─── Data extract

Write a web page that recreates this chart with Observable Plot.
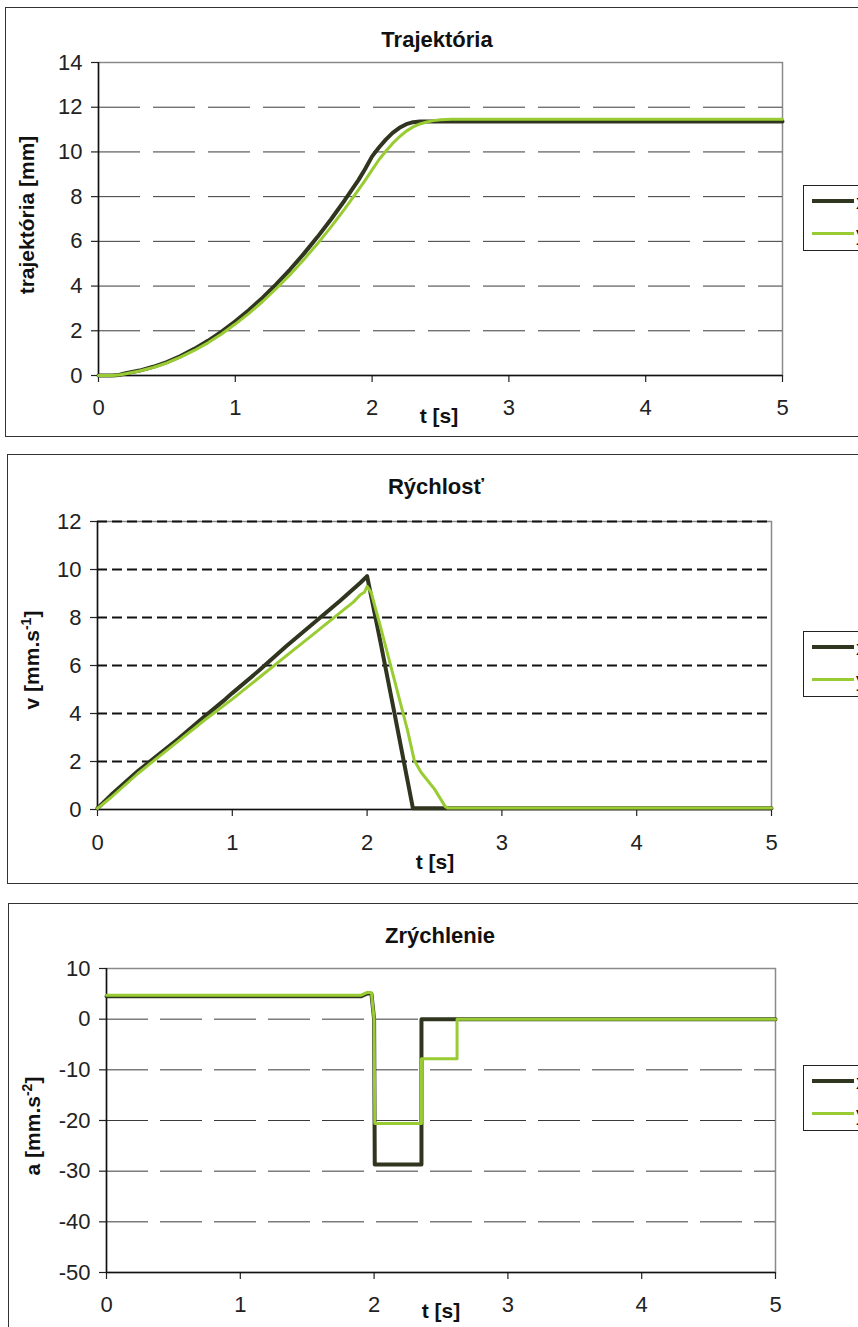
<!DOCTYPE html>
<html><head><meta charset="utf-8">
<script src="https://cdn.jsdelivr.net/npm/d3@7"></script>
<script src="https://cdn.jsdelivr.net/npm/@observablehq/plot@0.6"></script>
<style>
body{margin:0;background:#fff;font-family:"Liberation Sans",Arial,sans-serif;}
#root{position:relative;width:858px;height:1327px;overflow:hidden;background:#fff;}
.box{position:absolute;border:1.5px solid #333;box-sizing:border-box;}
.title{position:absolute;font-weight:bold;font-size:22px;transform:translate(-50%,-50%);white-space:nowrap;color:#111;line-height:1;}
.xlab{position:absolute;font-weight:bold;font-size:21px;transform:translate(-50%,-50%);white-space:nowrap;color:#111;line-height:1;}
.ylab{position:absolute;font-weight:bold;font-size:21px;transform:translate(-50%,-50%) rotate(-90deg);white-space:nowrap;color:#111;line-height:1;}
.ylab sup{font-size:14px;vertical-align:8px;line-height:0;}
.leg{position:absolute;border:1.5px solid #222;background:#fff;box-sizing:border-box;width:120px;}
.legline{position:absolute;left:8px;width:42px;}
.legtext{position:absolute;left:52px;font-size:21px;color:#111;transform:translateY(-50%);line-height:1;}
svg.plot{position:absolute;left:0;}
</style>
</head><body>
<div id="root"></div>
<script>
// ---------- data ----------
const xTicks = [0, 1, 2, 3, 4, 5];

// Trajektória
const trajTicks = [0, 2, 4, 6, 8, 10, 12, 14];
const trajTimeX = [0,0.1,0.15,0.2,0.3,0.4,0.5,0.6,0.7,0.8,0.9,1.0,1.1,1.2,1.3,1.4,1.5,1.6,1.7,1.8,1.9,1.95,2.0,2.05,2.1,2.15,2.2,2.25,2.3,2.35,5];
const trajX = [0,0,0.02,0.1,0.22,0.39,0.6,0.87,1.19,1.55,1.96,2.42,2.93,3.48,4.09,4.74,5.44,6.19,6.99,7.84,8.74,9.25,9.8,10.2,10.55,10.85,11.08,11.24,11.33,11.36,11.36];
const trajTimeY = [0,0.1,0.15,0.2,0.3,0.4,0.5,0.6,0.7,0.8,0.9,1.0,1.1,1.2,1.3,1.4,1.5,1.6,1.7,1.8,1.9,1.95,2.0,2.05,2.1,2.15,2.2,2.25,2.3,2.35,2.4,2.45,2.5,2.58,5];
const trajY = [0,0,0.02,0.08,0.2,0.36,0.56,0.82,1.12,1.46,1.86,2.3,2.78,3.31,3.89,4.51,5.18,5.89,6.65,7.45,8.3,8.74,9.2,9.65,10.03,10.38,10.68,10.93,11.12,11.25,11.34,11.4,11.44,11.46,11.46];

// Rýchlosť
const velTicks = [0, 2, 4, 6, 8, 10, 12];
const velTimeX = [0,0.1,0.2,0.3,0.4,0.5,0.6,0.8,0.95,1.0,1.2,1.4,1.6,1.8,1.95,2.0,2.1,2.2,2.3,2.34,5];
const velX = [0.05,0.6,1.1,1.6,2.05,2.5,2.95,3.9,4.6,4.85,5.8,6.8,7.75,8.7,9.45,9.72,6.95,4.1,1.2,0.05,0.05];
const velTimeY = [0,0.1,0.2,0.3,0.4,0.5,0.6,0.8,1.0,1.2,1.4,1.6,1.8,1.9,1.95,1.98,2.0,2.03,2.1,2.2,2.3,2.35,2.4,2.5,2.58,2.6,5];
const velY = [0.05,0.5,1.0,1.5,1.95,2.4,2.85,3.75,4.6,5.5,6.4,7.3,8.2,8.65,8.95,9.05,9.3,9.05,7.6,5.45,3.3,2.05,1.55,0.85,0.12,0.06,0.06];

// Zrýchlenie
const accTicks = [-50, -40, -30, -20, -10, 0, 10];
const accTimeX = [0,1.9,1.95,1.98,2.0,2.005,2.354,2.354,5];
const accX = [4.5,4.5,5.1,5.0,0,-28.7,-28.7,0,0];
const accTimeY = [0,1.9,1.95,1.98,2.0,2.005,2.354,2.354,2.62,2.62,5];
const accY = [4.7,4.7,5.3,5.2,0,-20.6,-20.6,-7.8,-7.8,0,0];

const seriesNames = ["x", "y"];
const colX = "#30351f", colY = "#99cc33";

// ---------- layout ----------
const root = document.getElementById("root");
function el(cls, css, html) {
  const d = document.createElement("div");
  d.className = cls;
  Object.assign(d.style, css);
  if (html != null) d.innerHTML = html;
  root.appendChild(d);
  return d;
}
function zip(t, v) { return t.map((tt, i) => ({t: tt, v: v[i]})); }
const fmt = d => String(d);

const panels = [
  {box:{left:5,top:7,height:430}, top:0, height:440, ml:98, mr:76, mt:62, mb:65,
   ydom:[0,14], yticks:trajTicks, grid:trajTicks.filter(d => d > 0 && d < 14), gridStyle:{stroke:"#3a3a3a", strokeWidth:1, strokeDasharray:"42,13"},
   sx:[trajTimeX, trajX], sy:[trajTimeY, trajY], ybottom:0, tp:17,
   title:"Trajektória", tpos:[437,40], ylab:"trajektória [mm]", ypos:[26,215], xpos:[439,415], leg:185},
  {box:{left:7,top:454,height:430}, top:450, height:440, ml:97, mr:87, mt:71, mb:81,
   ydom:[0,12], yticks:velTicks, grid:velTicks.filter(d => d > 0), gridStyle:{stroke:"#111", strokeWidth:2, strokeDasharray:"10,5"},
   sx:[velTimeX, velX], sy:[velTimeY, velY], ybottom:0, tp:18,
   title:"Rýchlosť", tpos:[436,487], ylab:"v [mm.s<sup>-1</sup>]", ypos:[31,660], xpos:[435,861], leg:631},
  {box:{left:8,top:903,height:500}, top:900, height:427, ml:106, mr:83, mt:68, mb:55,
   ydom:[-50,10], yticks:accTicks, grid:accTicks.filter(d => d > -50 && d < 10), gridStyle:{stroke:"#3a3a3a", strokeWidth:1, strokeDasharray:"42,12"},
   sx:[accTimeX, accX], sy:[accTimeY, accY], ybottom:-50, tp:17,
   title:"Zrýchlenie", tpos:[440,936], ylab:"a [mm.s<sup>-2</sup>]", ypos:[32,1126], xpos:[441,1310], leg:1065}
];

for (const p of panels) {
  el("box", {left:p.box.left+"px", top:p.box.top+"px", height:p.box.height+"px", width:"900px"});
}

for (const p of panels) {
  const svg = Plot.plot({
    width: 858, height: p.height,
    marginLeft: p.ml, marginRight: p.mr, marginTop: p.mt, marginBottom: p.mb,
    x: {domain: [0, 5]},
    y: {domain: p.ydom},
    style: {fontFamily: '"Liberation Sans", Arial, sans-serif', fontSize: "22px", color: "#222", background: "transparent", overflow: "visible"},
    marks: [
      Plot.frame({stroke: "#8a8a8a", strokeWidth: 1.5}),
      Plot.ruleY(p.grid, p.gridStyle),
      Plot.axisY(p.yticks, {tickSize: 7, tickPadding: 9, label: null, fontSize: 22, strokeWidth: 1.2, tickFormat: fmt}),
      Plot.axisX(xTicks, {tickSize: 7, tickPadding: p.tp, label: null, fontSize: 22, strokeWidth: 1.2, tickFormat: fmt}),
      Plot.ruleX([0], {stroke: "#111", strokeWidth: 1.5}),
      Plot.ruleY([p.ybottom], {stroke: "#111", strokeWidth: 1.5}),
      Plot.line(zip(p.sx[0], p.sx[1]), {x: "t", y: "v", stroke: colX, strokeWidth: 4, strokeLinejoin: "round"}),
      Plot.line(zip(p.sy[0], p.sy[1]), {x: "t", y: "v", stroke: colY, strokeWidth: 3, strokeLinejoin: "round"})
    ]
  });
  svg.classList.add("plot");
  svg.style.top = p.top + "px";
  root.appendChild(svg);

  el("title", {left:p.tpos[0]+"px", top:p.tpos[1]+"px"}, p.title);
  el("ylab", {left:p.ypos[0]+"px", top:p.ypos[1]+"px"}, p.ylab);
  el("xlab", {left:p.xpos[0]+"px", top:p.xpos[1]+"px"}, "t [s]");

  const leg = el("leg", {left:"803px", top:p.leg+"px", height:"66px"});
  [[colX, 4, 15], [colY, 3, 47]].forEach(([c, w, y], i) => {
    const l = document.createElement("div");
    l.className = "legline";
    Object.assign(l.style, {top:(y - w/2)+"px", height:w+"px", background:c});
    leg.appendChild(l);
    const tx = document.createElement("div");
    tx.className = "legtext";
    tx.style.top = y + "px";
    tx.textContent = seriesNames[i];
    leg.appendChild(tx);
  });
}
</script>
</body></html>
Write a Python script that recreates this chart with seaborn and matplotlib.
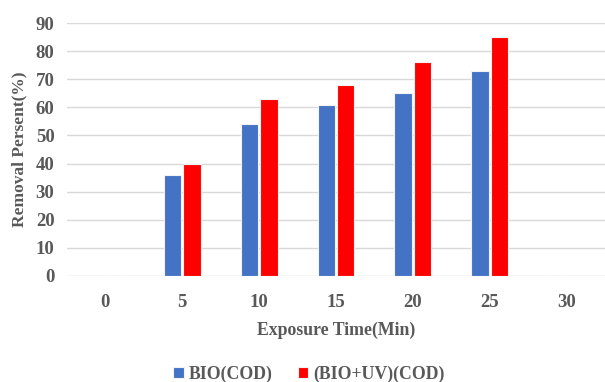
import matplotlib
matplotlib.use("Agg")
import matplotlib.pyplot as plt
import seaborn as sns
import pandas as pd

times = ["0", "5", "10", "15", "20", "25", "30"]
bio = [0, 36, 54, 61, 65, 73, 0]
bio_uv = [0, 40, 63, 68, 76, 85, 0]
series_names = ["BIO(COD)", "(BIO+UV)(COD)"]
colors = ["#4472C4", "#FF0000"]
yticks = [0, 10, 20, 30, 40, 50, 60, 70, 80, 90]

df = pd.DataFrame({
    "time": times * 2,
    "value": bio + bio_uv,
    "series": [series_names[0]] * len(times) + [series_names[1]] * len(times),
})

sns.set_style("white")
plt.rcParams["font.family"] = ["Liberation Serif", "DejaVu Serif"]
plt.rcParams["font.weight"] = "bold"
txt = "#595959"

fig = plt.figure(figsize=(6.05, 3.82), dpi=100)
ax = fig.add_axes([67 / 605, 1 - 276 / 382, 538 / 605, 253 / 382])

sns.barplot(data=df, x="time", y="value", hue="series", order=times,
            hue_order=series_names, palette=colors, saturation=1, width=0.51, gap=0.12,
            edgecolor="#F2F2F2", linewidth=0.8, ax=ax, legend=True)

ax.set_ylim(0, 90)
ax.set_xlim(-0.5, 6.5)
ax.set_yticks(yticks)
ax.yaxis.grid(True, color="#D9D9D9", linewidth=1.0)
ax.set_axisbelow(True)
for s in ax.spines.values():
    s.set_visible(False)
ax.tick_params(axis="both", length=0, labelsize=13.5, colors=txt, pad=9)
ax.tick_params(axis="x", pad=13)
for lab in ax.get_xticklabels() + ax.get_yticklabels():
    lab.set_fontweight("bold")
ax.set_xlabel("Exposure Time(Min)", fontsize=12.8, fontweight="bold", color=txt, labelpad=8)
ax.set_ylabel("Removal Persent(%)", fontsize=12.5, fontweight="bold", color=txt, labelpad=6)

ax.legend_.remove()
handles, labels = ax.get_legend_handles_labels()
leg = fig.legend(handles, labels, loc="center", bbox_to_anchor=(309 / 605, 1 - 374 / 382),
                 ncol=2, frameon=False, fontsize=12.8, handlelength=0.6, handleheight=0.6,
                 handletextpad=0.3, columnspacing=1.4)
for t in leg.get_texts():
    t.set_color(txt)
    t.set_fontweight("bold")

fig.savefig("out.png", dpi=100)
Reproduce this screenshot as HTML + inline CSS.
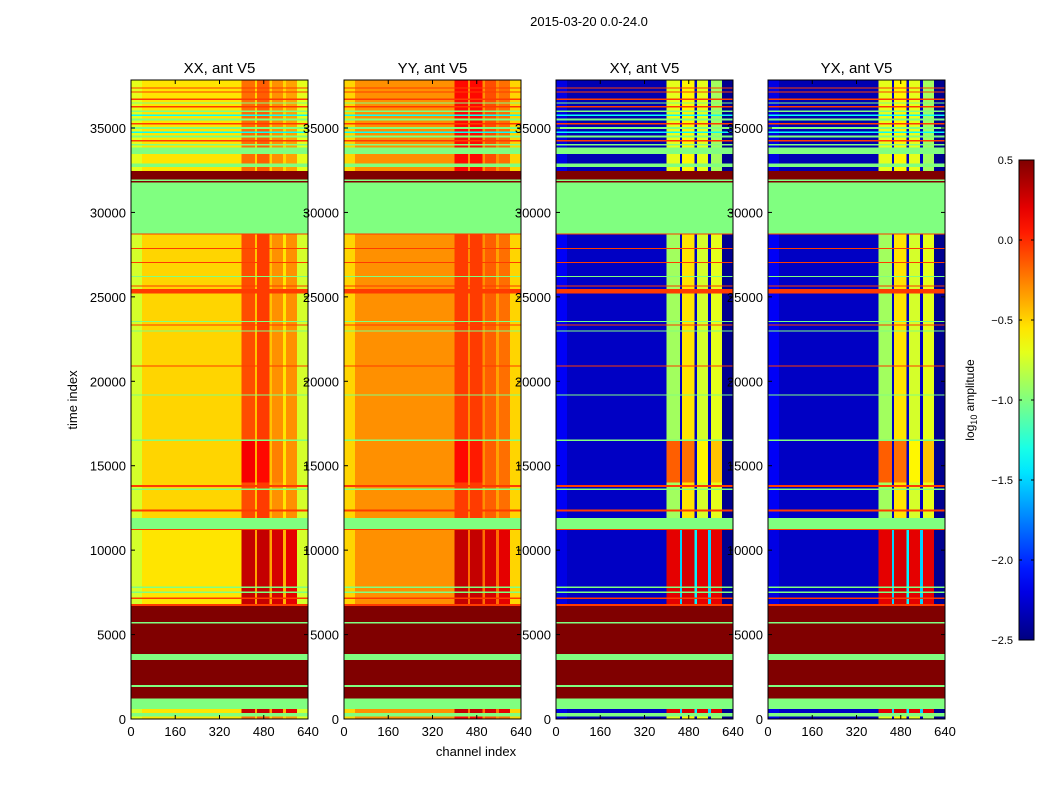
<!DOCTYPE html>
<html><head><meta charset="utf-8"><style>
body{margin:0;background:#fff;}
svg{display:block;font-family:"Liberation Sans",sans-serif;}
</style></head><body>
<svg id="fig" width="1050" height="800" viewBox="0 0 1050 800">
<text x="589" y="26" font-size="13" text-anchor="middle">2015-03-20 0.0-24.0</text>
<text x="0" y="0" font-size="13" text-anchor="middle" transform="translate(77,400) rotate(-90)">time index</text>
<text x="476" y="756" font-size="13" text-anchor="middle">channel index</text>
<g id="panels"></g>
<g id="cbar"></g>
</svg>
<script>
// ---- data ----
const panelNames = ["XX, ant V5","YY, ant V5","XY, ant V5","YX, ant V5"];
const chanEdges = [0,40,400,448,456,500,510,550,560,600,640];
const xxA = [-0.75,-0.55,0.3,-0.35,0.3,-0.35,0.25,-0.4,0.2,-0.75];
const xxB = [-0.75,-0.5,-0.1,-0.45,-0.05,-0.45,-0.3,-0.55,-0.3,-0.75];
const xxC = [-0.7,-0.55,-0.2,-0.5,-0.15,-0.5,-0.3,-0.5,-0.35,-0.7];
const xxD = [-0.75,-0.5,0.15,-0.4,0.1,-0.45,-0.25,-0.55,-0.3,-0.75];
const yyA = [-0.5,-0.3,0.3,-0.2,0.3,-0.2,0.25,-0.2,0.2,-0.5];
const yyB = [-0.5,-0.3,-0.05,-0.3,-0.05,-0.3,-0.15,-0.35,-0.2,-0.5];
const yyC = [-0.5,-0.3,0.1,-0.3,0.1,-0.3,-0.1,-0.3,-0.2,-0.5];
const yyD = [-0.5,-0.3,0.1,-0.3,0.05,-0.3,-0.15,-0.35,-0.2,-0.5];
const xyA = [-2.2,-2.3,0.2,-1.5,0.25,-1.4,0.2,-1.5,0.2,-2.45];
const xyB = [-2.15,-2.3,-0.9,-2.3,-0.55,-2.3,-0.75,-2.3,-0.7,-2.45];
const xyC = [-2.2,-2.35,-0.7,-2.3,-0.6,-2.3,-0.7,-2.3,-0.9,-2.45];
const xyD = [-2.15,-2.3,-0.15,-2.3,-0.2,-2.3,-0.6,-2.3,-0.45,-2.45];
const yxA = xyA, yxB = xyB, yxC = xyC, yxD = xyD;
const flagValue = -1.0, highValue = 0.6, rfiValue = -0.05, cyanValue = -1.35;
// time bands: start index and kind (each band ends where the next starts)
const bandStarts = [0,150,350,600,1200,1900,2000,3500,3850,5650,5750,6700,6800,7100,7200,7450,7550,7750,7850,11200,11250,11850,11900,12300,12420,13550,13650,13750,13850,14000,16450,16550,19150,19230,20870,20930,22940,23000,23300,23360,23520,23580,25200,25460,25610,25670,26190,26250,27010,27070,27840,27900,28690,28750,31760,31870,31950,32450,32700,32900,33450,33850,33950,34050,34200,34300,34450,34550,34700,34800,34950,35050,35200,35300,35450,35550,35700,35800,35950,36050,36200,36300,36450,36520,36650,36750,37100,37150,37350,37400];
const bandKinds  = ["C","F","A","F","H","F","H","F","H","G","H","R","A","R","A","G","A","G","A","R","F","G","B","R","B","G","B","R","B","D","G","B","G","B","R","B","G","B","R","B","G","B","R","B","R","B","G","B","R","B","R","B","R","F","H","F","H","C","F","C","F","C","G","C","R","C","G","C","L","C","G","C","R","C","G","C","L","C","G","C","R","C","G","C","R","C","R","C","R","C"];
const timeMax = 37850;
const cbTicks = [0.5,0.0,-0.5,-1.0,-1.5,-2.0,-2.5];
const yTicks = [0,5000,10000,15000,20000,25000,30000,35000];
const xTicks = [0,160,320,480,640];
</script>
<script>
const NS="http://www.w3.org/2000/svg";
const vmin=-2.5,vmax=0.5;
const panelX=[131,344,556,768], PW=177, PT=80, PB=719;
const profiles=[{A:xxA,B:xxB,C:xxC,D:xxD},{A:yyA,B:yyB,C:yyC,D:yyD},{A:xyA,B:xyB,C:xyC,D:xyD},{A:yxA,B:yxB,C:yxC,D:yxD}];
function cl(v){return Math.max(0,Math.min(1,v));}
function jet(v){const x=cl((v-vmin)/(vmax-vmin));
 const r=cl(1.5-Math.abs(4*x-3)),g=cl(1.5-Math.abs(4*x-2)),b=cl(1.5-Math.abs(4*x-1));
 return `rgb(${Math.round(r*255)},${Math.round(g*255)},${Math.round(b*255)})`;}
function yS(t){return PB-(t/35000)*(PB-128);}
function mk(tag,attrs,parent){const e=document.createElementNS(NS,tag);for(const k in attrs)e.setAttribute(k,attrs[k]);parent.appendChild(e);return e;}
const root=document.getElementById('panels');
panelNames.forEach((name,p)=>{
 const x0=panelX[p];const xS=c=>x0+c/640*PW;
 const g=mk('g',{},root);
 
 
 const hm=mk('g',{'shape-rendering':'crispEdges'},g);
 
 
 for(let i=0;i<bandStarts.length;i++){
  const k=bandKinds[i];
  const tEnd=i+1<bandStarts.length?bandStarts[i+1]:timeMax;
  const y1=yS(tEnd),y0=yS(bandStarts[i]);
  let vals=null,uni=null;
  if(k==='F'||k==='G')uni=flagValue;else if(k==='H')uni=highValue;else if(k==='R')uni=rfiValue;else if(k==='L')uni=cyanValue;else vals=profiles[p][k];
  for(let j=0;j<chanEdges.length-1;j++){
   const v=uni!==null?uni:vals[j];
   const r=mk('rect',{x:xS(chanEdges[j]),y:y1,width:xS(chanEdges[j+1])-xS(chanEdges[j])+0.3,height:Math.max(0.8,y0-y1),fill:jet(v)},hm);
   
   
  }
 }
 const fr=mk('rect',{x:x0,y:PT,width:PW,height:PB-PT,fill:'none',stroke:'#000','stroke-width':1},g);
 
 
 const tt=mk('text',{x:x0+PW/2,y:73,'font-size':15,'text-anchor':'middle'},g);tt.textContent=name;
 
 
 xTicks.forEach(c=>{const x=xS(c);
  mk('line',{x1:x,x2:x,y1:PB,y2:PB-4,stroke:'#000'},g);mk('line',{x1:x,x2:x,y1:PT,y2:PT+4,stroke:'#000'},g);
  const l=mk('text',{x:x,y:736,'font-size':13,'text-anchor':'middle'},g);l.textContent=c;
  
  });
 yTicks.forEach(t=>{const y=yS(t);
  mk('line',{x1:x0,x2:x0+4,y1:y,y2:y,stroke:'#000'},g);mk('line',{x1:x0+PW,x2:x0+PW-4,y1:y,y2:y,stroke:'#000'},g);
  const l=mk('text',{x:x0-5,y:y+5,'font-size':13,'text-anchor':'end'},g);l.textContent=t;
  
  });
});
// colorbar
const cb=document.getElementById('cbar');
const defs=mk('defs',{},cb);const lg=mk('linearGradient',{id:'jetg',x1:0,y1:1,x2:0,y2:0},defs);
for(let i=0;i<=20;i++){mk('stop',{offset:i/20,'stop-color':jet(vmin+(vmax-vmin)*i/20)},lg);}
const cbx=1019,cbt=160,cbb=640,cbw=15;
const cr=mk('rect',{x:cbx,y:cbt,width:cbw,height:cbb-cbt,fill:'url(#jetg)',stroke:'#000'},cb);


cbTicks.forEach(v=>{const y=cbb-(v-vmin)/(vmax-vmin)*(cbb-cbt);
 mk('line',{x1:cbx,x2:cbx+3,y1:y,y2:y,stroke:'#000'},cb);
 mk('line',{x1:cbx+cbw,x2:cbx+cbw-3,y1:y,y2:y,stroke:'#000'},cb);
 const l=mk('text',{x:1013,y:y+4,'font-size':11,'text-anchor':'end'},cb);l.textContent=(v<0?'\u2212':'')+Math.abs(v).toFixed(1);
 
 });
const cl2=mk('text',{'font-size':12,'text-anchor':'middle',transform:'translate(974,400) rotate(-90)'},cb);
cl2.innerHTML='log<tspan font-size="9" dy="3">10</tspan><tspan dy="-3"> amplitude</tspan>';


</script>
</body></html>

──────

Task objective.
The lines to reproduce run from the one above containing "Write a Python" through the one containing "import pandas as pd". Copy them exactly and leave out all pictures.

Task response.
Write a Python script that recreates this chart with seaborn and matplotlib.
import matplotlib
matplotlib.use("Agg")
import matplotlib.pyplot as plt
import seaborn as sns
import pandas as pd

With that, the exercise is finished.